1970  heirateten Dietlinde und ich. Drei Jahre zuvor hatte ich noch keine Ahnung, dass es sie gab.

Ich wohnte wieder bei meinen Eltern und studierte BWL. Die Situation zwischen mir und meinen Eltern war mehr als belastend.

Ich hatte einen Freund, Günter, mit einem unglaublich ausgleichenden Gemüt.

Für mich war das ein Labsal, so etwas gab es bei uns nicht. Im Hause Majewski herrschte Spannung. Druck. Es knisterte beständig. Man hätte Birnen damit zum Glühen bringen können.

Sobald Günter das Haus betrat, wurde es ruhig. Entspannung. Kein Stress mehr. Ausatmen. Allein durch seine Anwesenheit. Er brauchte gar nicht viel zu sagen.

 

 

Eines Tages sagte meine Mutter: „Ach, wenn er doch nur eine Schwester hätte.“

Er hatte.

Wusste ich aber nicht.

 

Nach dem Studium arbeitete Günter in Bremen. Ich war in Gütersloh bei Bertelsmann.
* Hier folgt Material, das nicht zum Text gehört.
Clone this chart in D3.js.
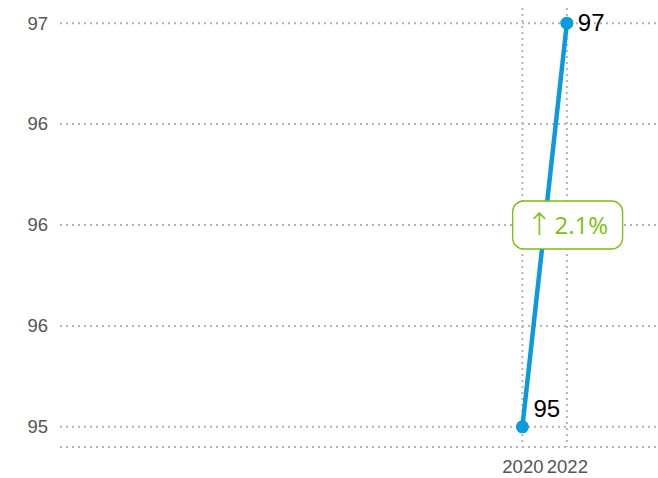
<!DOCTYPE html>
<html>
<head>
<meta charset="utf-8">
<script src="https://cdn.jsdelivr.net/npm/d3@7"></script>
<style>
  body { margin: 0; background: #fff; }
  svg { display: block; }
</style>
</head>
<body>
<div id="chart"></div>
<script>
var years = [2020, 2022];
var values = [95, 97];
var yTicks = [95, 95.5, 96, 96.5, 97];
var yTickLabels = ["95", "96", "96", "96", "97"];
var changeLabel = "2.1%";

var width = 658;
var height = 478;
var margin = {top: 8, right: 0, bottom: 31, left: 60};

var x = d3.scaleLinear()
    .domain([1999.2, 2026.1])
    .range([margin.left, width - margin.right]);

var y = d3.scaleLinear()
    .domain([94.9, 97.075])
    .range([height - margin.bottom, margin.top]);

var svg = d3.select("#chart")
    .append("svg")
    .attr("width", width)
    .attr("height", height);

var gridColour = "#b3b3b3";

// horizontal grid
svg.append("g")
    .selectAll("line")
    .data(yTicks)
    .enter().append("line")
    .attr("x1", margin.left)
    .attr("x2", width)
    .attr("y1", function(d) { return y(d); })
    .attr("y2", function(d) { return y(d); })
    .attr("stroke", gridColour)
    .attr("stroke-width", 2)
    .attr("stroke-dasharray", "2,4");

// vertical grid
svg.append("g")
    .selectAll("line")
    .data(years)
    .enter().append("line")
    .attr("x1", function(d) { return x(d); })
    .attr("x2", function(d) { return x(d); })
    .attr("y1", margin.top)
    .attr("y2", height - margin.bottom)
    .attr("stroke", gridColour)
    .attr("stroke-width", 2)
    .attr("stroke-dasharray", "2,4");

// bottom axis line
svg.append("line")
    .attr("x1", margin.left)
    .attr("x2", width)
    .attr("y1", height - margin.bottom)
    .attr("y2", height - margin.bottom)
    .attr("stroke", gridColour)
    .attr("stroke-width", 2)
    .attr("stroke-dasharray", "2,4");

// y axis
var yAxis = d3.axisLeft(y)
    .tickValues(yTicks)
    .tickSize(0)
    .tickPadding(12)
    .tickFormat(function(d, i) { return yTickLabels[i]; });

svg.append("g")
    .attr("transform", "translate(" + margin.left + ",0)")
    .call(yAxis)
    .call(function(g) { g.select(".domain").remove(); })
    .selectAll("text")
    .attr("fill", "#555")
    .style("font-family", "Liberation Sans, Arial, sans-serif")
    .style("font-size", "18.5px");

// x axis
var xAxis = d3.axisBottom(x)
    .tickValues(years)
    .tickSize(0)
    .tickPadding(13)
    .tickFormat(d3.format("d"));

svg.append("g")
    .attr("transform", "translate(0," + (height - margin.bottom) + ")")
    .call(xAxis)
    .call(function(g) { g.select(".domain").remove(); })
    .selectAll("text")
    .attr("fill", "#555")
    .style("font-family", "Liberation Sans, Arial, sans-serif")
    .style("font-size", "18.5px");

var lineColour = "#0a9ade";
var pts = years.map(function(d, i) { return {year: d, value: values[i]}; });

svg.append("path")
    .datum(pts)
    .attr("fill", "none")
    .attr("stroke", lineColour)
    .attr("stroke-width", 4.5)
    .attr("d", d3.line()
        .x(function(d) { return x(d.year); })
        .y(function(d) { return y(d.value); }));

svg.selectAll(".pt")
    .data(pts)
    .enter().append("circle")
    .attr("class", "pt")
    .attr("cx", function(d) { return x(d.year); })
    .attr("cy", function(d) { return y(d.value); })
    .attr("r", 6.5)
    .attr("fill", lineColour);

svg.selectAll(".val")
    .data(pts)
    .enter().append("text")
    .attr("class", "val")
    .attr("x", function(d) { return x(d.year) + 11; })
    .attr("y", function(d) { return y(d.value) + (d.value === values[0] ? -10 : 8); })
    .attr("fill", "#000")
    .style("font-family", "Liberation Sans, Arial, sans-serif")
    .style("font-size", "24px")
    .text(function(d) { return d.value; });

// change annotation
var midX = x((years[0] + years[1]) / 2) + 23;
var midY = y((values[0] + values[1]) / 2);
var boxW = 110, boxH = 48;
var green = "#7cbf0d";

svg.append("rect")
    .attr("x", midX - boxW / 2)
    .attr("y", midY - boxH / 2)
    .attr("width", boxW)
    .attr("height", boxH)
    .attr("rx", 11)
    .attr("fill", "#fff")
    .attr("stroke", green)
    .attr("stroke-width", 1.3);

var label = svg.append("text")
    .attr("x", midX - boxW / 2 + 14)
    .attr("y", midY + 9)
    .attr("fill", green)
    .style("font-family", "Open Sans, Noto Sans, sans-serif")
    .style("font-size", "24px");

label.append("tspan")
    .style("font-family", "Noto Sans, DejaVu Sans, sans-serif")
    .style("font-weight", "300")
    .style("font-size", "31px")
    .attr("dy", 1)
    .text("\u2191");

label.append("tspan")
    .attr("dx", 2)
    .attr("dy", -1)
    .text(changeLabel);
</script>
</body>
</html>
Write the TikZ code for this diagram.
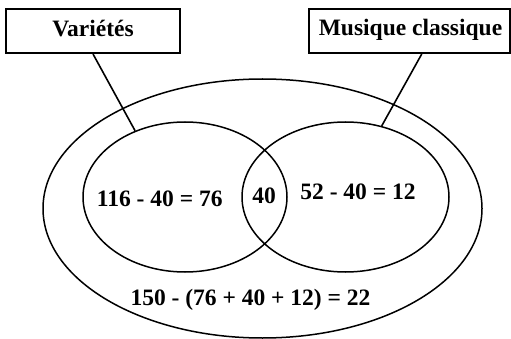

Irgendwann bekam ich einen Anruf von Günter:

„Ich möchte wieder zurück nach Stuttgart. Kannst du mir beim Umzug helfen?“

Natürlich konnte ich.

Er hatte eine kleine Wohnung im Souterrain.

Als ich die Treppe runter stieg, stand da plötzlich ein 156 cm kleines, schlankes und zierliches Persönchen vor der Eingangstür der Wohnung.

Große Augen strahlten mich an.

Geschminkt. Lange Finger mit lackierten Fingernägeln. Minirock. So gar nicht meine Welt.

 

„Hallo, ich bin Dietlinde.“

„Ich heiße Bernd.“

„Das ist meine Schwester. Sie kommt aus Stuttgart und hilft uns auch.“

Liebe auf den ersten Blick! Und das blieb dann auch so.

Ich war verzaubert. Und auch das blieb so.

40 Jahre lang.

Physische Schönheit ist vergänglich. Schönheit der Seele nicht.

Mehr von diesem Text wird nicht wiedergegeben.